Information shown:
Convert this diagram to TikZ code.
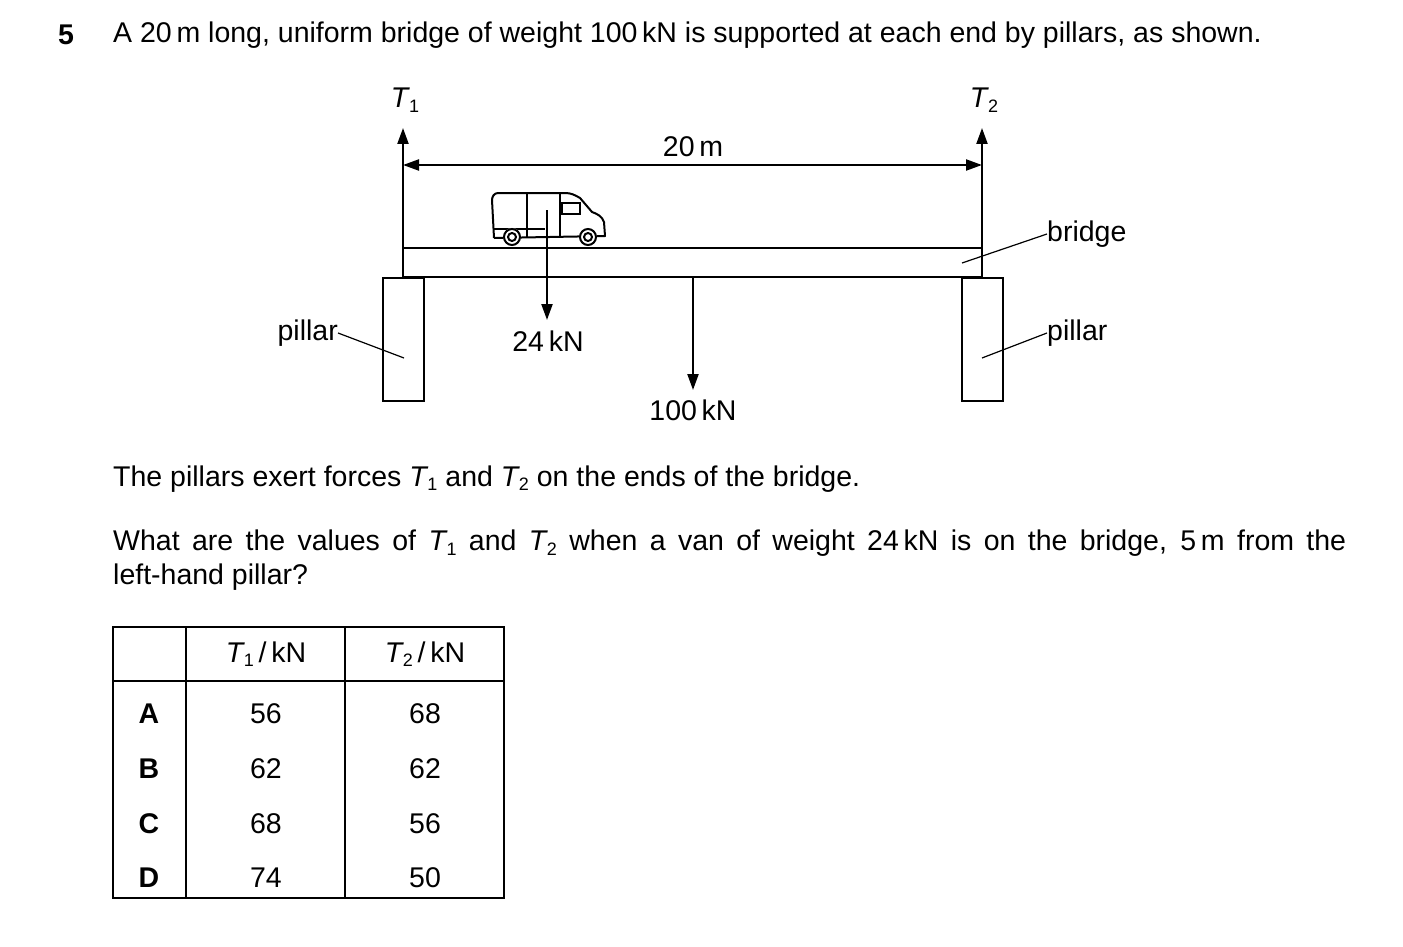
\documentclass[tikz,border=0pt]{standalone}
\usepackage{fontspec}
\setmainfont{Liberation Sans}
\usetikzlibrary{arrows.meta}
\newcommand{\Tsub}[1]{\textit{T}\kern-1pt\raisebox{-0.3ex}{\fontsize{18}{18}\selectfont #1}}
\begin{document}
\begin{tikzpicture}[x=1pt,y=-1pt,
  txt/.style={font=\fontsize{28.5}{34}\selectfont, inner sep=0pt},
  ln/.style={line width=2.3pt},
  thin/.style={line width=1.2pt},
  arr/.style={line width=2.2pt,-{Triangle[length=16pt,width=11pt]}},
  darr/.style={line width=2.2pt,{Triangle[length=16pt,width=11pt]}-{Triangle[length=16pt,width=11pt]}}]
\useasboundingbox (0,0) rectangle (1403,947);
\node[txt,font=\fontsize{28.5}{34}\selectfont\bfseries] (n5) at (66,35) {5};
\node[txt,anchor=west] (t1) at (113,35) {A 20\,m long, uniform bridge of weight 100\,kN is supported at each end by pillars, as shown.};
% bridge
\draw[ln] (403,248) rectangle (982,277);
\draw[ln] (383,278) rectangle (424,401);
\draw[ln] (962,278) rectangle (1003,401);
% forces
\coordinate (T1b) at (403,248); \coordinate (T1t) at (403,128);
\coordinate (T2b) at (982,248); \coordinate (T2t) at (982,128);
\draw[arr] (T1b) -- (T1t);
\draw[arr] (T2b) -- (T2t);
\node[txt] (lT1) at (405,100) {\Tsub{1}};
\node[txt] (lT2) at (984,100) {\Tsub{2}};
\coordinate (dL) at (403,165); \coordinate (dR) at (982,165);
\draw[darr] (dL) -- (dR);
\node[txt] (l20) at (693,147) {20\,m};
% van
\begin{scope}[line width=2pt]
\draw[line join=round] (494,238) -- (492,200) to[out=90,in=180] (498,193) -- (565,193) to[out=0,in=150] (580,198) -- (592,212) to[out=-20,in=110] (604,222) -- (605,236) -- (494,238);
\draw[thin] (527,193) -- (527,238);
\draw[thin] (560,193) -- (560,238);
\draw[thin] (494,229) -- (545,229);
\draw[thin] (562,203) rectangle (580,214);
\fill[white] (512,237) circle (9);
\fill[white] (588,237) circle (9);
\draw (512,237) circle (8); \draw (512,237) circle (4);
\draw (588,237) circle (8); \draw (588,237) circle (4);
\end{scope}
\coordinate (v) at (547,210); \coordinate (vb) at (547,320);
\draw[arr] (v) -- (vb);
\node[txt] (l24) at (548,341) {24\,kN};
\coordinate (w) at (693,277); \coordinate (wb) at (693,390);
\draw[arr] (w) -- (wb);
\node[txt] (l100) at (693,410) {100\,kN};
% labels
\node[txt,anchor=west] (lb) at (1047,234) {bridge};
\node[txt,anchor=west] (lp2) at (1047,333) {pillar};
\node[txt,anchor=east] (lp1) at (338,333) {pillar};
\coordinate (pb) at (962,263); \coordinate (pp2) at (982,358); \coordinate (pp1) at (404,358);
\draw[thin] (pb) -- (lb.west);
\draw[thin] (pp2) -- (lp2.west);
\draw[thin] (pp1) -- (lp1.east);
% text
\node[txt,anchor=west] (t2) at (113,479) {The pillars exert forces \Tsub{1} and \Tsub{2} on the ends of the bridge.};
\node[txt,anchor=north west,text width=1233pt,align=justify] (t3) at (113,530) {What are the values of \Tsub{1} and \Tsub{2} when a van of weight 24\,kN is on the bridge, 5\,m from the\linebreak left-hand pillar?};
% table
\draw[thin] (113,627) rectangle (504,898);
\draw[thin] (113,681) -- (504,681);
\draw[thin] (186,627) -- (186,898);
\draw[thin] (345,627) -- (345,898);
\node[txt] (h1) at (266,654) {\Tsub{1}\,/\,kN};
\node[txt] (h2) at (425,654) {\Tsub{2}\,/\,kN};
\foreach \r/\a/\b/\y in {A/56/68/714,B/62/62/769,C/68/56/824,D/74/50/878}{
  \node[txt,font=\fontsize{28.5}{34}\selectfont\bfseries] (r\r) at (149,\y) {\r};
  \node[txt] (a\r) at (266,\y) {\a};
  \node[txt] (b\r) at (425,\y) {\b};
}
\end{tikzpicture}
\end{document}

Set task:
Repeat all of the data above word for word, minus the pictures.

Result of this exercise:
Convert this diagram to TikZ code.
\documentclass[tikz,border=0pt]{standalone}
\usepackage{fontspec}
\setmainfont{Liberation Sans}
\usetikzlibrary{arrows.meta}
\newcommand{\Tsub}[1]{\textit{T}\kern-1pt\raisebox{-0.3ex}{\fontsize{18}{18}\selectfont #1}}
\begin{document}
\begin{tikzpicture}[x=1pt,y=-1pt,
  txt/.style={font=\fontsize{28.5}{34}\selectfont, inner sep=0pt},
  ln/.style={line width=2.3pt},
  thin/.style={line width=1.2pt},
  arr/.style={line width=2.2pt,-{Triangle[length=16pt,width=11pt]}},
  darr/.style={line width=2.2pt,{Triangle[length=16pt,width=11pt]}-{Triangle[length=16pt,width=11pt]}}]
\useasboundingbox (0,0) rectangle (1403,947);
\node[txt,font=\fontsize{28.5}{34}\selectfont\bfseries] (n5) at (66,35) {5};
\node[txt,anchor=west] (t1) at (113,35) {A 20\,m long, uniform bridge of weight 100\,kN is supported at each end by pillars, as shown.};
% bridge
\draw[ln] (403,248) rectangle (982,277);
\draw[ln] (383,278) rectangle (424,401);
\draw[ln] (962,278) rectangle (1003,401);
% forces
\coordinate (T1b) at (403,248); \coordinate (T1t) at (403,128);
\coordinate (T2b) at (982,248); \coordinate (T2t) at (982,128);
\draw[arr] (T1b) -- (T1t);
\draw[arr] (T2b) -- (T2t);
\node[txt] (lT1) at (405,100) {\Tsub{1}};
\node[txt] (lT2) at (984,100) {\Tsub{2}};
\coordinate (dL) at (403,165); \coordinate (dR) at (982,165);
\draw[darr] (dL) -- (dR);
\node[txt] (l20) at (693,147) {20\,m};
% van
\begin{scope}[line width=2pt]
\draw[line join=round] (494,238) -- (492,200) to[out=90,in=180] (498,193) -- (565,193) to[out=0,in=150] (580,198) -- (592,212) to[out=-20,in=110] (604,222) -- (605,236) -- (494,238);
\draw[thin] (527,193) -- (527,238);
\draw[thin] (560,193) -- (560,238);
\draw[thin] (494,229) -- (545,229);
\draw[thin] (562,203) rectangle (580,214);
\fill[white] (512,237) circle (9);
\fill[white] (588,237) circle (9);
\draw (512,237) circle (8); \draw (512,237) circle (4);
\draw (588,237) circle (8); \draw (588,237) circle (4);
\end{scope}
\coordinate (v) at (547,210); \coordinate (vb) at (547,320);
\draw[arr] (v) -- (vb);
\node[txt] (l24) at (548,341) {24\,kN};
\coordinate (w) at (693,277); \coordinate (wb) at (693,390);
\draw[arr] (w) -- (wb);
\node[txt] (l100) at (693,410) {100\,kN};
% labels
\node[txt,anchor=west] (lb) at (1047,234) {bridge};
\node[txt,anchor=west] (lp2) at (1047,333) {pillar};
\node[txt,anchor=east] (lp1) at (338,333) {pillar};
\coordinate (pb) at (962,263); \coordinate (pp2) at (982,358); \coordinate (pp1) at (404,358);
\draw[thin] (pb) -- (lb.west);
\draw[thin] (pp2) -- (lp2.west);
\draw[thin] (pp1) -- (lp1.east);
% text
\node[txt,anchor=west] (t2) at (113,479) {The pillars exert forces \Tsub{1} and \Tsub{2} on the ends of the bridge.};
\node[txt,anchor=north west,text width=1233pt,align=justify] (t3) at (113,530) {What are the values of \Tsub{1} and \Tsub{2} when a van of weight 24\,kN is on the bridge, 5\,m from the\linebreak left-hand pillar?};
% table
\draw[thin] (113,627) rectangle (504,898);
\draw[thin] (113,681) -- (504,681);
\draw[thin] (186,627) -- (186,898);
\draw[thin] (345,627) -- (345,898);
\node[txt] (h1) at (266,654) {\Tsub{1}\,/\,kN};
\node[txt] (h2) at (425,654) {\Tsub{2}\,/\,kN};
\foreach \r/\a/\b/\y in {A/56/68/714,B/62/62/769,C/68/56/824,D/74/50/878}{
  \node[txt,font=\fontsize{28.5}{34}\selectfont\bfseries] (r\r) at (149,\y) {\r};
  \node[txt] (a\r) at (266,\y) {\a};
  \node[txt] (b\r) at (425,\y) {\b};
}
\end{tikzpicture}
\end{document}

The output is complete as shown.